The film juxtaposes these questions by setting this moral question in a mirror image-beast and humanity. In blurring the lines of these two natures, it proposes potential for both to exist within creation and also within ourselves. It then challenges us to consider that Christ-given virtues such as compassion and love can exist within the corrupted nature of our natural world, reconciling beast and man through the Easter story to the greater vision and promise of the new creation.
- MARY MAGDALENE by Garth Davis
After seeing this film l couldn’t help but fall in love with Jesus all over again, and was compelled to see the grace he afforded a world that refused to see Gods love as a matter of equal measure. What is it we are all looking for? God’s underlying and undeniable freedom-giving love.
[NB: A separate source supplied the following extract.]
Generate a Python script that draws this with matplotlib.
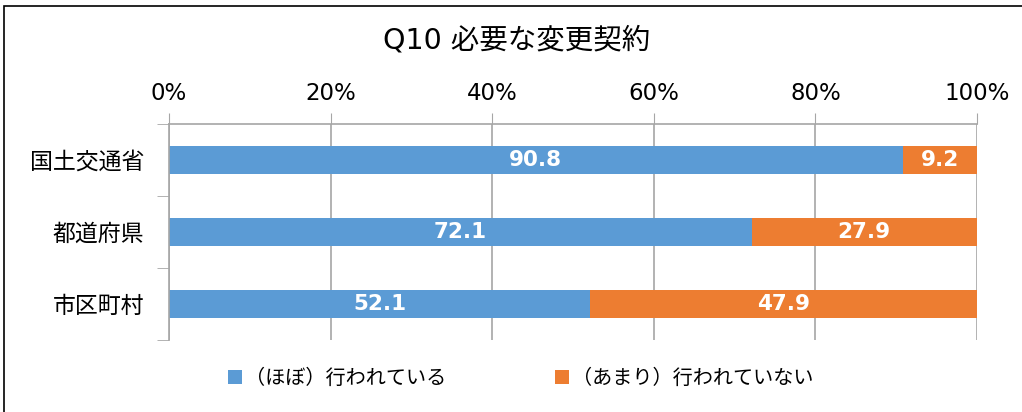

And it just so happens that this love begins in the margins and extends outwards into the world.
- SILENCE by Martin Scorsese
The mercy of Christ shows up in the unexpected places. The mercy of Christ also shows up when we least expect it, even in the unbearable silence.
- LOGAN by James Mangold
Employing the power of sacrificial language, Logan explores faith in a broken world, the promise of something better, and the journey of finding healing and restoration within this brokenness as the embodiment of that more hopeful reality. Might be one of the most powerfully spoken, Easter themed films I’ve ever seen.
- STARFISH by A.T. White
The imagery of the starfish stands as a defining symbol of regeneration, playing into spiritual ideas of forgiveness, restoration and redemption. In Easter we move from death to life in our celebration of the Resurrection, with Jesus the one who is making us and all things new again.